• [Challenge] Write the lines out again, from the top of the material to the line containing "863, 847, 828, 805, 784, 760]", pictures excluded.

• [Information supplied]
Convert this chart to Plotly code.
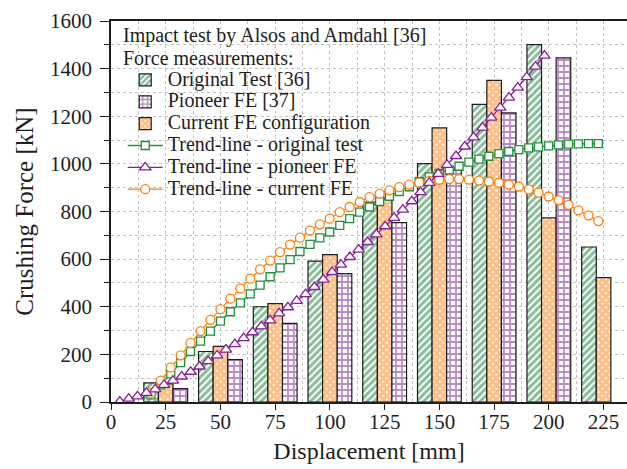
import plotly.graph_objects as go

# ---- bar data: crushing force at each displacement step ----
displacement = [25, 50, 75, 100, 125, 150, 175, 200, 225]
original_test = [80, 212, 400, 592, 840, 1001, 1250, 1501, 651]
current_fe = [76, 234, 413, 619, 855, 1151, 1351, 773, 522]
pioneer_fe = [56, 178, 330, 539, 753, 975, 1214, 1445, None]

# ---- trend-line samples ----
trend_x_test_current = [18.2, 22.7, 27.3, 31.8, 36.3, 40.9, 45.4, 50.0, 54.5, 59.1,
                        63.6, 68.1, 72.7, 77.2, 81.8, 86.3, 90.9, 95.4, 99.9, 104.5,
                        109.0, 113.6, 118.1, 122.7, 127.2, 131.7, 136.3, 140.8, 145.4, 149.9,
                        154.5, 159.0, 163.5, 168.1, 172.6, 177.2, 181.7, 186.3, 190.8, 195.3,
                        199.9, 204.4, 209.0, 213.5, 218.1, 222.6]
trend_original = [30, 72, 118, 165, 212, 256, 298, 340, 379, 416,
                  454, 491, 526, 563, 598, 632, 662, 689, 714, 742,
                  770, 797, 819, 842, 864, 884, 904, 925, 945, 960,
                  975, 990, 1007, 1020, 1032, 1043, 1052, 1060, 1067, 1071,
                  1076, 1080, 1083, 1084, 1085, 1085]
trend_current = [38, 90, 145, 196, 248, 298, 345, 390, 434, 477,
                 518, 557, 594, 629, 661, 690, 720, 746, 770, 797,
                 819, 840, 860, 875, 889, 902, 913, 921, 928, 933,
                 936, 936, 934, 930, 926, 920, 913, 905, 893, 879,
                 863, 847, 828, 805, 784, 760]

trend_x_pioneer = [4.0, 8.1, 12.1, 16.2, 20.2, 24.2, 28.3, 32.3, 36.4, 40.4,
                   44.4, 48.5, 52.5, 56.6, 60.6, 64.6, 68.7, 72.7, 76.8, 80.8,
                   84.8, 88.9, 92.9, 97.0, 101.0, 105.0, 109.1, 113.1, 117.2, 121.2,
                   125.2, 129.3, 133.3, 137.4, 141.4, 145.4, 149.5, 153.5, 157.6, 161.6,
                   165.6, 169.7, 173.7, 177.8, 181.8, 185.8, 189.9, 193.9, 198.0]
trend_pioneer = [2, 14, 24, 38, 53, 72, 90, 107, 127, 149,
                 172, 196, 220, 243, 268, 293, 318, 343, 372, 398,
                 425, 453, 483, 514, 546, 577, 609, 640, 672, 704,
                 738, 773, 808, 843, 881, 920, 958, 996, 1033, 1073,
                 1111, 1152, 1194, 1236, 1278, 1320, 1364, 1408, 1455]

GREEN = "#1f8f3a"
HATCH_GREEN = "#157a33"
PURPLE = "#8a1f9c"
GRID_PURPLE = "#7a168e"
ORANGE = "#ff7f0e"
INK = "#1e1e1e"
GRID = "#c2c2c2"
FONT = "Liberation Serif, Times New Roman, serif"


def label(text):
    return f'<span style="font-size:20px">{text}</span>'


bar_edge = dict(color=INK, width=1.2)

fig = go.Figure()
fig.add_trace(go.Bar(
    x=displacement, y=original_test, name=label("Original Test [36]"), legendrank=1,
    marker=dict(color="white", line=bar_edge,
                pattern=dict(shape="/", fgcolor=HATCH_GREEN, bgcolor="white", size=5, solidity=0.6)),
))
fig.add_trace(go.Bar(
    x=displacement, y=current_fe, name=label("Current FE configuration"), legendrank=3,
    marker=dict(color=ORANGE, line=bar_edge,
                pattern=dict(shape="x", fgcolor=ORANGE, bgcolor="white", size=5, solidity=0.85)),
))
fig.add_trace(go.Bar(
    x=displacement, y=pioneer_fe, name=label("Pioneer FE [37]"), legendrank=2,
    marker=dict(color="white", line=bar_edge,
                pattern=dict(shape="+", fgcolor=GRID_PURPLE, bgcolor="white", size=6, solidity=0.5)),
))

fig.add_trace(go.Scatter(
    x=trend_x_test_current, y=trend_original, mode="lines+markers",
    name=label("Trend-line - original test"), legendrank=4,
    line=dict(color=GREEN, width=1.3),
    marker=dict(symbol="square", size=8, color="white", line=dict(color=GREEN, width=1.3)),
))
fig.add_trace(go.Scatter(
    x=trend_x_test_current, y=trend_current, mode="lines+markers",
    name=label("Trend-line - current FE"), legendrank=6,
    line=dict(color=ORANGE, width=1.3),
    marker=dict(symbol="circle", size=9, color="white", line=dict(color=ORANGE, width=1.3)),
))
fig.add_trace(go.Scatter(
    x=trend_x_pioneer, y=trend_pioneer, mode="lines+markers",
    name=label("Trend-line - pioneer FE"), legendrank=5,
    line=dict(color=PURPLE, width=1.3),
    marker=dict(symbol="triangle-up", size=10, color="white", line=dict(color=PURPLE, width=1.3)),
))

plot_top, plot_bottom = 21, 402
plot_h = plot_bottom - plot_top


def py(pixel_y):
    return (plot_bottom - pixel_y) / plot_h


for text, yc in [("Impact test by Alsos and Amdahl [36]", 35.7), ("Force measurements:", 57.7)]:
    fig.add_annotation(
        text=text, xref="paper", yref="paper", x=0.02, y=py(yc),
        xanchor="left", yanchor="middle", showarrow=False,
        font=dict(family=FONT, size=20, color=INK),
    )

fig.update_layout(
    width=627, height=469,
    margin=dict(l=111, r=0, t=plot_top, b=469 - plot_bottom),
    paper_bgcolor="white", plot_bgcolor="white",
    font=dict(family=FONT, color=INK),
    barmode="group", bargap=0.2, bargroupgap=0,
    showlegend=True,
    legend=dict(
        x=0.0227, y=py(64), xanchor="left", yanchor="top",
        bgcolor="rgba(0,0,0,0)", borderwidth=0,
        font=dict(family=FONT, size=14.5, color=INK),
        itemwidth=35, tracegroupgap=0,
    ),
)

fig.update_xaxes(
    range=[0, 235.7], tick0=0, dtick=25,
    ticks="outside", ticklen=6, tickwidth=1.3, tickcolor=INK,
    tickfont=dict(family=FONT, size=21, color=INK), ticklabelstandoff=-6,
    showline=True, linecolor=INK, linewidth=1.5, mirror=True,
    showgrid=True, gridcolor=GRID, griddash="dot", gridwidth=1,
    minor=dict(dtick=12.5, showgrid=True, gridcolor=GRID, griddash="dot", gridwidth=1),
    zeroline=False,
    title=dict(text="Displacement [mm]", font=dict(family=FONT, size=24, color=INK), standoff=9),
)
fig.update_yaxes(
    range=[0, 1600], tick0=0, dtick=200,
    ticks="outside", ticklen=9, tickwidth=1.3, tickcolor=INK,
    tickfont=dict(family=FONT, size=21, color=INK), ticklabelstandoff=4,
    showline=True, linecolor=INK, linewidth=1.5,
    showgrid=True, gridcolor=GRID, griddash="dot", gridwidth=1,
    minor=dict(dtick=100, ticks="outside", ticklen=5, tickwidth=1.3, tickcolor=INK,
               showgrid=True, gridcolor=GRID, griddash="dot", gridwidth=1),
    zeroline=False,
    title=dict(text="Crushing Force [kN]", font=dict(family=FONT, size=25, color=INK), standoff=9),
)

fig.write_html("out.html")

• [The result]
Convert this chart to Plotly code.
import plotly.graph_objects as go

# ---- bar data: crushing force at each displacement step ----
displacement = [25, 50, 75, 100, 125, 150, 175, 200, 225]
original_test = [80, 212, 400, 592, 840, 1001, 1250, 1501, 651]
current_fe = [76, 234, 413, 619, 855, 1151, 1351, 773, 522]
pioneer_fe = [56, 178, 330, 539, 753, 975, 1214, 1445, None]

# ---- trend-line samples ----
trend_x_test_current = [18.2, 22.7, 27.3, 31.8, 36.3, 40.9, 45.4, 50.0, 54.5, 59.1,
                        63.6, 68.1, 72.7, 77.2, 81.8, 86.3, 90.9, 95.4, 99.9, 104.5,
                        109.0, 113.6, 118.1, 122.7, 127.2, 131.7, 136.3, 140.8, 145.4, 149.9,
                        154.5, 159.0, 163.5, 168.1, 172.6, 177.2, 181.7, 186.3, 190.8, 195.3,
                        199.9, 204.4, 209.0, 213.5, 218.1, 222.6]
trend_original = [30, 72, 118, 165, 212, 256, 298, 340, 379, 416,
                  454, 491, 526, 563, 598, 632, 662, 689, 714, 742,
                  770, 797, 819, 842, 864, 884, 904, 925, 945, 960,
                  975, 990, 1007, 1020, 1032, 1043, 1052, 1060, 1067, 1071,
                  1076, 1080, 1083, 1084, 1085, 1085]
trend_current = [38, 90, 145, 196, 248, 298, 345, 390, 434, 477,
                 518, 557, 594, 629, 661, 690, 720, 746, 770, 797,
                 819, 840, 860, 875, 889, 902, 913, 921, 928, 933,
                 936, 936, 934, 930, 926, 920, 913, 905, 893, 879,
                 863, 847, 828, 805, 784, 760]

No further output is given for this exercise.